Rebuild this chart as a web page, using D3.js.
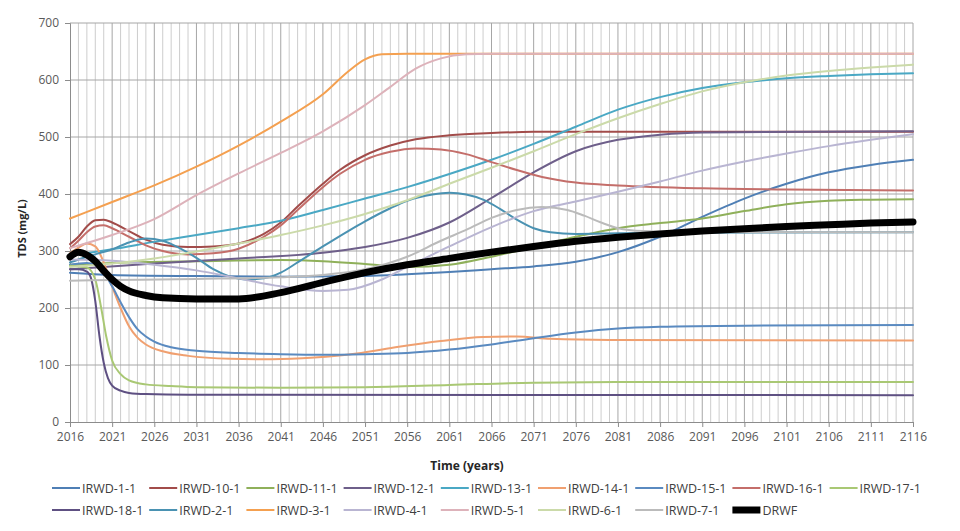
<!DOCTYPE html>
<html>
<head>
<meta charset="utf-8">
<script src="https://cdn.jsdelivr.net/npm/d3@7"></script>
<style>
  html, body { margin: 0; padding: 0; background: #fff; }
  svg { display: block; font-family: "Open Sans", "Liberation Sans", sans-serif; }
</style>
</head>
<body>
<svg id="chart" width="960" height="531"></svg>
<script>
// ---------------- data ----------------
const seriesNames = ["IRWD-1-1","IRWD-10-1","IRWD-11-1","IRWD-12-1","IRWD-13-1","IRWD-14-1","IRWD-15-1","IRWD-16-1","IRWD-17-1",
                     "IRWD-18-1","IRWD-2-1","IRWD-3-1","IRWD-4-1","IRWD-5-1","IRWD-6-1","IRWD-7-1","DRWF"];
const seriesColors = ["#4f7fb5","#a24c4a","#8fb05a","#6e5f8a","#4aa8c4","#f0a070","#5a8ac0","#c46e6a","#a9c874",
                      "#5e5082","#4a92b2","#f4a050","#b9b5d2","#ddb2ba","#cbdaa9","#bbbbbb","#000000"];
const yTicks = [0,100,200,300,400,500,600,700];
const xTickYears = d3.range(2016, 2117, 5);

const irwd_1_1  = [[2016,262],[2021,258],[2031,256],[2041,255],[2051,256],[2056,259],[2061,263],[2066,268],[2071,273],[2076,281],[2081,298],[2086,325],[2091,360],[2096,392],[2101,418],[2106,438],[2111,451],[2116,460]];
const irwd_10_1 = [[2016,312],[2017,325],[2018,343],[2019,354],[2020,355],[2021,350],[2023,335],[2025,320],[2027,311],[2030,307],[2033,308],[2036,313],[2039,330],[2041,350],[2043,378],[2046,418],[2048,442],[2051,468],[2054,485],[2057,496],[2061,503],[2066,507],[2071,509],[2081,509],[2116,509]];
const irwd_11_1 = [[2016,276],[2021,279],[2031,282],[2041,284],[2046,282],[2051,277],[2056,272],[2061,276],[2066,290],[2071,307],[2076,325],[2081,340],[2086,349],[2091,357],[2096,370],[2101,382],[2106,388],[2111,390],[2116,391]];
const irwd_12_1 = [[2016,268],[2026,278],[2036,287],[2046,297],[2051,307],[2056,323],[2061,350],[2066,393],[2071,438],[2076,475],[2081,495],[2086,504],[2091,508],[2116,510]];
const irwd_13_1 = [[2016,292],[2021,303],[2026,316],[2031,328],[2036,340],[2041,353],[2046,372],[2051,392],[2056,412],[2061,435],[2066,460],[2071,488],[2076,518],[2081,548],[2086,570],[2091,586],[2096,596],[2101,603],[2106,607],[2111,610],[2116,612]];
const irwd_14_1 = [[2016,296],[2017,306],[2018,313],[2019,308],[2020,280],[2021,238],[2022,200],[2023,168],[2024,148],[2025,136],[2027,124],[2030,116],[2035,111],[2040,110],[2045,113],[2050,120],[2055,132],[2060,142],[2065,149],[2069,150],[2073,146],[2080,144],[2116,143]];
const irwd_15_1 = [[2016,276],[2018,279],[2019,276],[2020,262],[2021,238],[2022,210],[2023,184],[2024,163],[2025,150],[2026,141],[2028,131],[2031,125],[2036,121],[2041,119],[2046,118],[2051,119],[2056,121],[2061,127],[2066,136],[2071,147],[2076,157],[2081,164],[2086,167],[2096,169],[2116,170]];
const irwd_16_1 = [[2016,305],[2017,318],[2018,333],[2019,343],[2020,345],[2021,340],[2023,325],[2025,310],[2027,300],[2030,294],[2033,296],[2036,304],[2039,325],[2041,345],[2043,372],[2046,412],[2048,435],[2051,460],[2054,474],[2057,480],[2060,478],[2063,470],[2066,456],[2069,442],[2072,430],[2076,420],[2081,415],[2091,410],[2101,408],[2116,406]];
const irwd_17_1 = [[2016,274],[2018,271],[2019,250],[2019.7,200],[2020.3,150],[2021,108],[2022,84],[2023,73],[2025,66],[2028,63],[2031,61],[2041,60],[2051,61],[2061,65],[2071,69],[2081,70],[2116,70]];
const irwd_18_1 = [[2016,268],[2017,268],[2018,264],[2018.5,252],[2019,212],[2019.5,150],[2020,104],[2020.5,77],[2021,64],[2022,55],[2023,51],[2025,49],[2030,48],[2116,47]];
const irwd_2_1  = [[2016,280],[2018,290],[2021,303],[2023,315],[2025,322],[2027,318],[2029,305],[2031,288],[2033,268],[2035,255],[2037,250],[2039,252],[2041,262],[2043,280],[2046,308],[2049,335],[2051,352],[2054,375],[2056,388],[2059,399],[2061,402],[2063,399],[2065,390],[2067,374],[2069,355],[2071,340],[2073,333],[2076,330],[2081,331],[2091,332],[2116,333]];
const irwd_3_1  = [[2016,357],[2021,386],[2026,415],[2031,448],[2036,485],[2041,527],[2046,575],[2049,615],[2051,636],[2053,645],[2056,646],[2116,646]];
const irwd_4_1  = [[2016,285],[2021,283],[2026,276],[2031,266],[2036,252],[2041,238],[2046,230],[2049,232],[2053,250],[2056,272],[2061,308],[2066,342],[2071,370],[2076,387],[2081,404],[2086,422],[2091,441],[2096,457],[2101,471],[2106,484],[2111,495],[2116,505]];
const irwd_5_1  = [[2016,305],[2021,328],[2026,356],[2031,398],[2036,436],[2041,472],[2046,510],[2051,556],[2054,588],[2057,620],[2060,638],[2063,645],[2066,646],[2116,646]];
const irwd_6_1  = [[2016,272],[2021,278],[2026,287],[2031,299],[2036,313],[2041,328],[2046,345],[2051,365],[2056,389],[2061,418],[2066,446],[2071,475],[2076,505],[2081,533],[2086,558],[2091,580],[2096,596],[2101,608],[2106,616],[2111,622],[2116,627]];
const irwd_7_1  = [[2016,248],[2021,249],[2031,251],[2041,254],[2046,258],[2051,268],[2056,290],[2060,318],[2063,337],[2066,358],[2069,372],[2072,377],[2075,372],[2077,362],[2079,350],[2081,340],[2084,335],[2090,333],[2116,333]];
const drwf      = [[2016,290],[2017,298],[2018,293],[2019,282],[2020,265],[2021,250],[2022,238],[2023,230],[2025,222],[2027,218],[2031,216],[2036,216],[2041,227],[2046,245],[2051,262],[2056,276],[2061,287],[2066,298],[2071,308],[2076,317],[2081,324],[2086,330],[2091,335],[2096,339],[2101,343],[2106,346],[2111,349],[2116,351]];

const seriesData = [irwd_1_1, irwd_10_1, irwd_11_1, irwd_12_1, irwd_13_1, irwd_14_1, irwd_15_1, irwd_16_1, irwd_17_1,
                    irwd_18_1, irwd_2_1, irwd_3_1, irwd_4_1, irwd_5_1, irwd_6_1, irwd_7_1, drwf];

// ---------------- drawing ----------------
const svg = d3.select("#chart");
const pLeft = 70, pRight = 913, pTop = 23, pBottom = 422;

const x = d3.scaleLinear().domain([2016, 2116]).range([pLeft, pRight]);
const y = d3.scaleLinear().domain([0, 700]).range([pBottom, pTop]);

// grid: yearly minor verticals, 5-year major verticals, horizontal every 100
const grid = svg.append("g");
grid.append("g").selectAll("line").data(d3.range(2017, 2116).filter(v => (v - 2016) % 5 !== 0)).join("line")
  .attr("x1", d => x(d)).attr("x2", d => x(d)).attr("y1", pTop).attr("y2", pBottom)
  .attr("stroke", "#cdcdcd").attr("stroke-width", 1);
grid.append("g").selectAll("line").data(xTickYears.slice(1)).join("line")
  .attr("x1", d => x(d)).attr("x2", d => x(d)).attr("y1", pTop).attr("y2", pBottom)
  .attr("stroke", "#a6a6a6").attr("stroke-width", 1);
grid.append("g").selectAll("line").data(yTicks.slice(1)).join("line")
  .attr("x1", pLeft).attr("x2", pRight).attr("y1", d => y(d)).attr("y2", d => y(d))
  .attr("stroke", "#a6a6a6").attr("stroke-width", 1);

// axes
const xAxis = d3.axisBottom(x).tickValues(xTickYears).tickFormat(d3.format("d")).tickSize(5).tickPadding(5);
const yAxis = d3.axisLeft(y).tickValues(yTicks).tickSize(5).tickPadding(6);
const gx = svg.append("g").attr("transform", `translate(0,${pBottom})`).call(xAxis);
const gy = svg.append("g").attr("transform", `translate(${pLeft},0)`).call(yAxis);
[gx, gy].forEach(g => {
  g.select(".domain").attr("stroke", "#8c8c8c");
  g.selectAll(".tick line").attr("stroke", "#8c8c8c");
  g.selectAll(".tick text").attr("fill", "#595959").style("font-size", "12px")
   .style("font-family", "'Open Sans', sans-serif");
});

// lines
const line = d3.line().x(d => x(d[0])).y(d => y(d[1])).curve(d3.curveMonotoneX);
const order = d3.range(seriesData.length);
svg.append("g").selectAll("path").data(order).join("path")
  .attr("d", i => line(seriesData[i]))
  .attr("fill", "none")
  .attr("stroke", i => seriesColors[i])
  .attr("stroke-width", i => seriesNames[i] === "DRWF" ? 7 : 2)
  .attr("stroke-linejoin", "round").attr("stroke-linecap", "round");

// axis titles
svg.append("text").attr("transform", `translate(26,${(pTop + pBottom) / 2 + 6}) rotate(-90)`)
  .attr("text-anchor", "middle").attr("fill", "#262626")
  .style("font-size", "11px").style("font-weight", "bold").text("TDS (mg/L)");
svg.append("text").attr("x", 467).attr("y", 470).attr("text-anchor", "middle").attr("fill", "#262626")
  .style("font-size", "12px").style("font-weight", "bold").text("Time (years)");

// legend: 2 rows, 9 columns
const legend = svg.append("g");
const colW = 97.2, legX0 = 52, rowY = [488, 510];
seriesNames.forEach((name, i) => {
  const r = i < 9 ? 0 : 1, c = i < 9 ? i : i - 9;
  const lx = legX0 + c * colW;
  const g = legend.append("g");
  g.append("line").attr("x1", lx).attr("x2", lx + 28).attr("y1", rowY[r]).attr("y2", rowY[r])
    .attr("stroke", seriesColors[i]).attr("stroke-width", name === "DRWF" ? 7 : 2);
  g.append("text").attr("x", lx + 30).attr("y", rowY[r] + 4.5).attr("fill", "#404040")
    .style("font-size", "12.5px").text(name);
});
</script>
</body>
</html>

====================

> **Task brief**:
Find the lines with the string "chart" and reproduce them.

> **Answer for the task**:
Rebuild this chart as a web page, using D3.js.
<svg id="chart" width="960" height="531"></svg>
const svg = d3.select("#chart");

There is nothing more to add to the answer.